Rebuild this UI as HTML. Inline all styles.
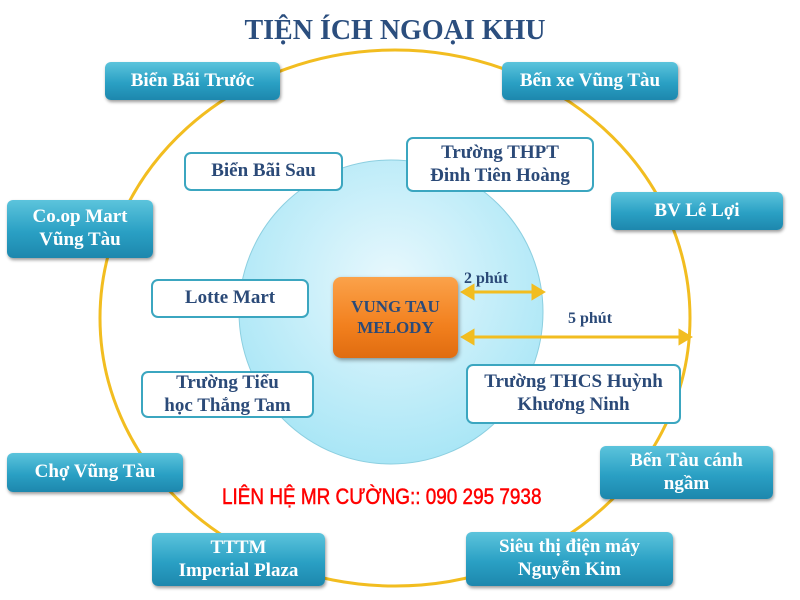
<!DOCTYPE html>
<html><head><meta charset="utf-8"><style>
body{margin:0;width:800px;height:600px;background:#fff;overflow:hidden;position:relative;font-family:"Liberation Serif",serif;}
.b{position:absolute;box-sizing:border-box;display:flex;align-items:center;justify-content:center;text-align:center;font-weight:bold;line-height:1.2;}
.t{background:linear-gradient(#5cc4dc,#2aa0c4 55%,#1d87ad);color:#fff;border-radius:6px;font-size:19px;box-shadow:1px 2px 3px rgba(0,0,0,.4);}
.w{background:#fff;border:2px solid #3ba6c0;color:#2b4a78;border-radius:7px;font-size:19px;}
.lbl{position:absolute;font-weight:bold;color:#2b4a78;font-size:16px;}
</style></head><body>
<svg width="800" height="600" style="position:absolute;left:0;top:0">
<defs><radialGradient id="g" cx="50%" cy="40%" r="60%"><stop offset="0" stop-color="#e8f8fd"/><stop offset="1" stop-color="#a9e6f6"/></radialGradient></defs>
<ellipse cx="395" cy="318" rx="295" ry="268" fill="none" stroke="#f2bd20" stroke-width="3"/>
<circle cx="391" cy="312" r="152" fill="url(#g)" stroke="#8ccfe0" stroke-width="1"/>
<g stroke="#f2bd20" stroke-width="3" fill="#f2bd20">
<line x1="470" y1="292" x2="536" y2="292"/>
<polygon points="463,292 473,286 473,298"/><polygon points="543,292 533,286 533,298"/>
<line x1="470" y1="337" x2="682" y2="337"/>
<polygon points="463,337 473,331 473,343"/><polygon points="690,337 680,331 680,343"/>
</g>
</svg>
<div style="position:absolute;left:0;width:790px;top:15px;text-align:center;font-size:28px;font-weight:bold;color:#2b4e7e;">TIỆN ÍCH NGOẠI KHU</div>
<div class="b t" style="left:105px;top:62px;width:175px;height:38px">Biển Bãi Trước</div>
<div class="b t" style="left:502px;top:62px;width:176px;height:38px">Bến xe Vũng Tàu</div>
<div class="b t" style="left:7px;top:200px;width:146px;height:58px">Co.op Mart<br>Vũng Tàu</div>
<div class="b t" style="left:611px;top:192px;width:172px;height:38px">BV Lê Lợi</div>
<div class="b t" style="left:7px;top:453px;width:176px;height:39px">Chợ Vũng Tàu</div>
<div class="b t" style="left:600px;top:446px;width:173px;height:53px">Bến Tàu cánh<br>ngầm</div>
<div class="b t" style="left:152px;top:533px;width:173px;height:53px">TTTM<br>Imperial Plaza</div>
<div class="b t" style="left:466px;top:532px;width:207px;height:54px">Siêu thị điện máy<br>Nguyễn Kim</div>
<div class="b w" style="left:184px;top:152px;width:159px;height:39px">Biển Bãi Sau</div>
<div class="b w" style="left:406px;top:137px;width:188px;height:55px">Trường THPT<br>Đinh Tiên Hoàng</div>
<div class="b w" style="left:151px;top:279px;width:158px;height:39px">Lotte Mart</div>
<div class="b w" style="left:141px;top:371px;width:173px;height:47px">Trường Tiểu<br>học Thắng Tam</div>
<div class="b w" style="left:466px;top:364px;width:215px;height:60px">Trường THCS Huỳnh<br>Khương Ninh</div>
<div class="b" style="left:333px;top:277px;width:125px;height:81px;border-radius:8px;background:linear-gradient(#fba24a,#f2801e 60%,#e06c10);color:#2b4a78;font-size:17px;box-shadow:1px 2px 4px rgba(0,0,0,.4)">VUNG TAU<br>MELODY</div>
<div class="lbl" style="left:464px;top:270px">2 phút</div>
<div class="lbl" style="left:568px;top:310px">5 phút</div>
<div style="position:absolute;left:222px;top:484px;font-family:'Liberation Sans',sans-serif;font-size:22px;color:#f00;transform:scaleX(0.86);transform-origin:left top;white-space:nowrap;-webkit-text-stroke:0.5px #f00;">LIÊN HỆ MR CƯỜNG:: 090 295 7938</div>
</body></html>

__Task statement__
Without the pictures, write out the whole listing above exactly as it appears.

__Task response__
Rebuild this UI as HTML. Inline all styles.
<!DOCTYPE html>
<html><head><meta charset="utf-8"><style>
body{margin:0;width:800px;height:600px;background:#fff;overflow:hidden;position:relative;font-family:"Liberation Serif",serif;}
.b{position:absolute;box-sizing:border-box;display:flex;align-items:center;justify-content:center;text-align:center;font-weight:bold;line-height:1.2;}
.t{background:linear-gradient(#5cc4dc,#2aa0c4 55%,#1d87ad);color:#fff;border-radius:6px;font-size:19px;box-shadow:1px 2px 3px rgba(0,0,0,.4);}
.w{background:#fff;border:2px solid #3ba6c0;color:#2b4a78;border-radius:7px;font-size:19px;}
.lbl{position:absolute;font-weight:bold;color:#2b4a78;font-size:16px;}
</style></head><body>
<svg width="800" height="600" style="position:absolute;left:0;top:0">
<defs><radialGradient id="g" cx="50%" cy="40%" r="60%"><stop offset="0" stop-color="#e8f8fd"/><stop offset="1" stop-color="#a9e6f6"/></radialGradient></defs>
<ellipse cx="395" cy="318" rx="295" ry="268" fill="none" stroke="#f2bd20" stroke-width="3"/>
<circle cx="391" cy="312" r="152" fill="url(#g)" stroke="#8ccfe0" stroke-width="1"/>
<g stroke="#f2bd20" stroke-width="3" fill="#f2bd20">
<line x1="470" y1="292" x2="536" y2="292"/>
<polygon points="463,292 473,286 473,298"/><polygon points="543,292 533,286 533,298"/>
<line x1="470" y1="337" x2="682" y2="337"/>
<polygon points="463,337 473,331 473,343"/><polygon points="690,337 680,331 680,343"/>
</g>
</svg>
<div style="position:absolute;left:0;width:790px;top:15px;text-align:center;font-size:28px;font-weight:bold;color:#2b4e7e;">TIỆN ÍCH NGOẠI KHU</div>
<div class="b t" style="left:105px;top:62px;width:175px;height:38px">Biển Bãi Trước</div>
<div class="b t" style="left:502px;top:62px;width:176px;height:38px">Bến xe Vũng Tàu</div>
<div class="b t" style="left:7px;top:200px;width:146px;height:58px">Co.op Mart<br>Vũng Tàu</div>
<div class="b t" style="left:611px;top:192px;width:172px;height:38px">BV Lê Lợi</div>
<div class="b t" style="left:7px;top:453px;width:176px;height:39px">Chợ Vũng Tàu</div>
<div class="b t" style="left:600px;top:446px;width:173px;height:53px">Bến Tàu cánh<br>ngầm</div>
<div class="b t" style="left:152px;top:533px;width:173px;height:53px">TTTM<br>Imperial Plaza</div>
<div class="b t" style="left:466px;top:532px;width:207px;height:54px">Siêu thị điện máy<br>Nguyễn Kim</div>
<div class="b w" style="left:184px;top:152px;width:159px;height:39px">Biển Bãi Sau</div>
<div class="b w" style="left:406px;top:137px;width:188px;height:55px">Trường THPT<br>Đinh Tiên Hoàng</div>
<div class="b w" style="left:151px;top:279px;width:158px;height:39px">Lotte Mart</div>
<div class="b w" style="left:141px;top:371px;width:173px;height:47px">Trường Tiểu<br>học Thắng Tam</div>
<div class="b w" style="left:466px;top:364px;width:215px;height:60px">Trường THCS Huỳnh<br>Khương Ninh</div>
<div class="b" style="left:333px;top:277px;width:125px;height:81px;border-radius:8px;background:linear-gradient(#fba24a,#f2801e 60%,#e06c10);color:#2b4a78;font-size:17px;box-shadow:1px 2px 4px rgba(0,0,0,.4)">VUNG TAU<br>MELODY</div>
<div class="lbl" style="left:464px;top:270px">2 phút</div>
<div class="lbl" style="left:568px;top:310px">5 phút</div>
<div style="position:absolute;left:222px;top:484px;font-family:'Liberation Sans',sans-serif;font-size:22px;color:#f00;transform:scaleX(0.86);transform-origin:left top;white-space:nowrap;-webkit-text-stroke:0.5px #f00;">LIÊN HỆ MR CƯỜNG:: 090 295 7938</div>
</body></html>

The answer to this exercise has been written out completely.